Danish teenagers play an unusual drinking game at the beginning of director Thomas Vinterberg’s new film.

Teamed in pairs, they run around a large lake carrying a case of beer and must finish the entire load before they can cross the finish line, where adults cheer them on and police idly look on.

It’s a familiar tradition in Denmark, a country whose laissez-faire attitudes towards alcohol create the backdrop for the most intriguing premise to a feature film.

Another Round, starring Mads Mikkelsen, follows four high school teachers plagued with the malaise and minutia of ordinary everyday life. Their solution to rouse them from lethargy in the hopes of being better teachers, more attentive spouses and to feel alive again is to test a theory that they will improve their lives by keeping a constant, yet moderate amount of alcohol in their system.

If it were an American film, Another Round would be a rumpus comedy that might blend Animal House with American Beauty. But Vinterberg keeps a more deliberate tone that feels looser and free from genre constraints, floating in and out of pace in a naturalistic sense that pervades the lead performance as well as the filmmaking itself.

Mikkelsen is more subdued than one might expect from a character experimenting with alcohol as intoxication brings out layers within Martin, both positive and negative that Mikkelsen balances to create a sense of believability without excessive sloppiness.

The shallow lethargy of Martin to open the film, almost to the point where audiences can touch the glazed-over look in Mikkelsen’s lifeless eyes, begins to awaken as alcohol flows into his system to validate the group’s hypothesis. Mikkelsen and Vinterberg take great care to ensure that the path to inebriation feels fluid and in keeping with a larger dramatic narrative rather than for comedic show.

Within Mikkelsen, viewers are able to feel the pulsating highs and crashing lows of alcoholism in revealing, entertaining ways that ground Vinterberg’s tragicomedy.
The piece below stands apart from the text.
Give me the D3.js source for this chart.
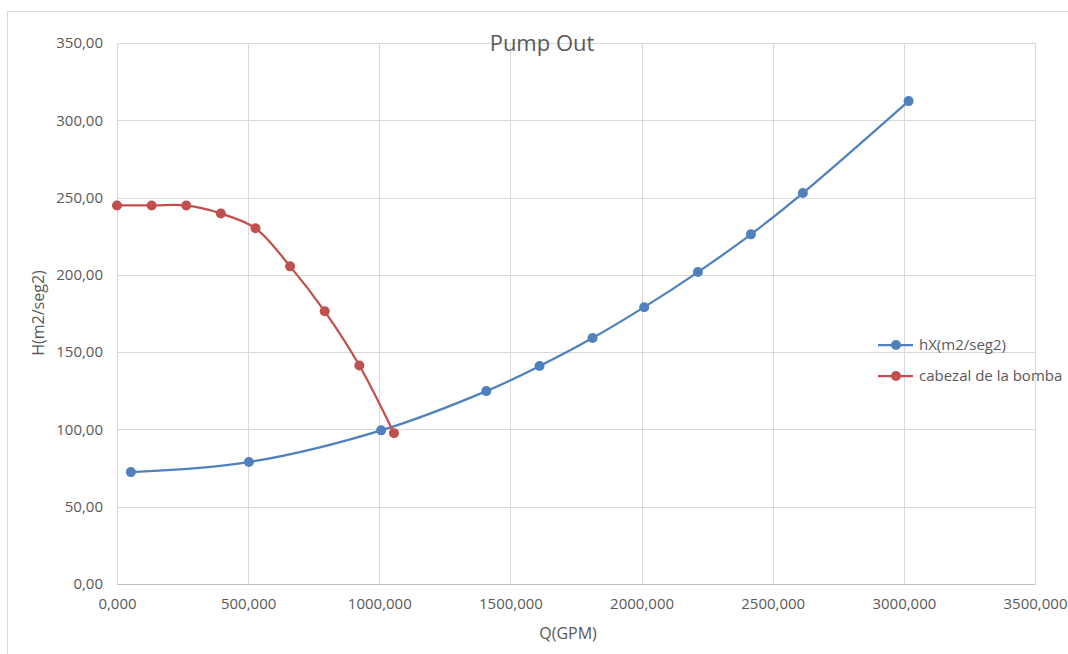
<!DOCTYPE html>
<html>
<head>
<meta charset="utf-8">
<script src="https://cdn.jsdelivr.net/npm/d3@7/dist/d3.min.js"></script>
<style>
  html, body { margin: 0; padding: 0; background: #fff; }
  svg { display: block; }
  text { font-family: "Open Sans", "Noto Sans", sans-serif; fill: #595959; }
</style>
</head>
<body>
<svg id="chart" width="1068" height="654"></svg>
<script>
// System curve: flow Q (GPM) and head H (m2/seg2)
const hxQ = [53, 503, 1007, 1408, 1611, 1813, 2010, 2215, 2417, 2615, 3018];
const hxH = [72.4, 78.9, 99.4, 124.8, 141.0, 159.1, 179.1, 201.8, 226.2, 252.9, 312.4];

// Pump curve
const pumpQ = [0, 132, 264, 396, 528, 660, 792, 924, 1056];
const pumpH = [244.9, 244.9, 244.9, 239.7, 230.1, 205.5, 176.4, 141.4, 97.6];

const xTicks = [0, 500, 1000, 1500, 2000, 2500, 3000, 3500];
const yTicks = [0, 50, 100, 150, 200, 250, 300, 350];

const seriesNames = ["hX(m2/seg2)", "cabezal de la bomba"];
const seriesColors = ["#4F81BD", "#C0504D"];

const svg = d3.select("#chart");

// Chart frame
svg.append("rect")
  .attr("x", 7.5).attr("y", 11.5)
  .attr("width", 1080).attr("height", 660)
  .attr("fill", "#fff").attr("stroke", "#d9d9d9").attr("stroke-width", 1);

const plot = { left: 117, right: 1035, top: 43, bottom: 584 };

const x = d3.scaleLinear().domain([0, 3500]).range([plot.left, plot.right]);
const y = d3.scaleLinear().domain([0, 350]).range([plot.bottom, plot.top]);

const fmtX = v => d3.format(".3f")(v).replace(".", ",");
const fmtY = v => d3.format(".2f")(v).replace(".", ",");

// Gridlines
const grid = svg.append("g");
grid.selectAll("line.gx").data(xTicks).join("line")
  .attr("x1", d => Math.round(x(d)) + 0.5).attr("x2", d => Math.round(x(d)) + 0.5)
  .attr("y1", plot.top).attr("y2", plot.bottom)
  .attr("stroke", "#d9d9d9").attr("stroke-width", 1);
grid.selectAll("line.gy").data(yTicks).join("line")
  .attr("x1", plot.left).attr("x2", plot.right)
  .attr("y1", d => Math.round(y(d)) + 0.5).attr("y2", d => Math.round(y(d)) + 0.5)
  .attr("stroke", "#d9d9d9").attr("stroke-width", 1);

// Axes (labels only, lines handled by gridlines)
const xAxis = d3.axisBottom(x).tickValues(xTicks).tickFormat(fmtX).tickSize(0).tickPadding(14);
const gx = svg.append("g").attr("transform", `translate(0,${plot.bottom})`).call(xAxis);
gx.select(".domain").attr("stroke", "#bfbfbf");
gx.selectAll("text").style("font-size", "15px").attr("fill", "#595959");

const yAxis = d3.axisLeft(y).tickValues(yTicks).tickFormat(fmtY).tickSize(0).tickPadding(14);
const gy = svg.append("g").attr("transform", `translate(${plot.left},0)`).call(yAxis);
gy.select(".domain").attr("stroke", "#d9d9d9");
gy.selectAll("text").style("font-size", "15px").attr("fill", "#595959");

// Title and axis titles
svg.append("text").attr("x", 542).attr("y", 51).attr("text-anchor", "middle")
  .style("font-size", "22px").text("Pump Out");
svg.append("text").attr("x", 568).attr("y", 639).attr("text-anchor", "middle")
  .style("font-size", "16px").text("Q(GPM)");
svg.append("text").attr("transform", "translate(44,313) rotate(-90)").attr("text-anchor", "middle")
  .style("font-size", "16px").text("H(m2/seg2)");

// Series
const series = [
  { name: seriesNames[0], color: seriesColors[0], pts: hxQ.map((q, i) => [q, hxH[i]]) },
  { name: seriesNames[1], color: seriesColors[1], pts: pumpQ.map((q, i) => [q, pumpH[i]]) }
];

const line = d3.line().x(d => x(d[0])).y(d => y(d[1])).curve(d3.curveCatmullRom.alpha(0.5));

series.forEach(s => {
  const g = svg.append("g");
  g.append("path").attr("d", line(s.pts)).attr("fill", "none")
    .attr("stroke", s.color).attr("stroke-width", 2.25).attr("stroke-linecap", "round");
  g.selectAll("circle").data(s.pts).join("circle")
    .attr("cx", d => x(d[0])).attr("cy", d => y(d[1])).attr("r", 5)
    .attr("fill", s.color);
});

// Legend
const legend = svg.append("g");
series.forEach((s, i) => {
  const ly = 345 + i * 31;
  legend.append("line").attr("x1", 878).attr("x2", 913).attr("y1", ly).attr("y2", ly)
    .attr("stroke", s.color).attr("stroke-width", 2.25);
  legend.append("circle").attr("cx", 896).attr("cy", ly).attr("r", 5).attr("fill", s.color);
  legend.append("text").attr("x", 919).attr("y", ly + 5).style("font-size", "15px").text(s.name);
});
</script>
</body>
</html>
While Martin provides the center of the film, his three comrades in drink – Tommy, Peter and Nikolaj – give Another Round added depth by exploring the differences alcohol may have on people mentally and physically. Thomas Bo Larsen, Lars Ranthe and Magnus Millang perfectly capture the relatable way in which close co-workers can bond together and yet lead separate lives hidden away in solitude.

The narrative is framed through segments that follow the trajectory of the group’s “research,” with Vinterberg often interrupting the visual space with black screens and small text to indicate text message conversations or lines from the study the group is writing as it is being crafted. Smartly, this also clearly defines for the audience the degree to which Martin and his colleagues are intoxicated, often showing the blood alcohol content level rise on screen as breathalyzers are used.

Vinterberg’s screenplay – written with Tobias Lindholm – draws the audience in by giving Martin the words to express his emotions as the alcohol increases, but also starts to remove those words at the same rate with a potent poignancy that culminates in one of the year’s most rousing cinematic endings.

A clear front runner for Best International Feature at this year’s Academy Awards, Another Round also snuck into the Best Director category for Vinterberg, ousting expected nominee Aaron Sorkin for The Trial of the Chicago 7 and contender Regina King for One Night in Miami.

Another Round isn’t an advertisement for alcohol use in excess, nor is it a treatise on the moral consequences of substance abuse. Countless films have engaged with the subject matter in that way.

Through Mikkelsen’s splendid performance and a thoughtful screenplay, Vinterberg has captured a largely hopeful outlook that celebrates life and second chances – literally another round of living – that audiences should seek out now that the Oscar contender has arrived on Hulu.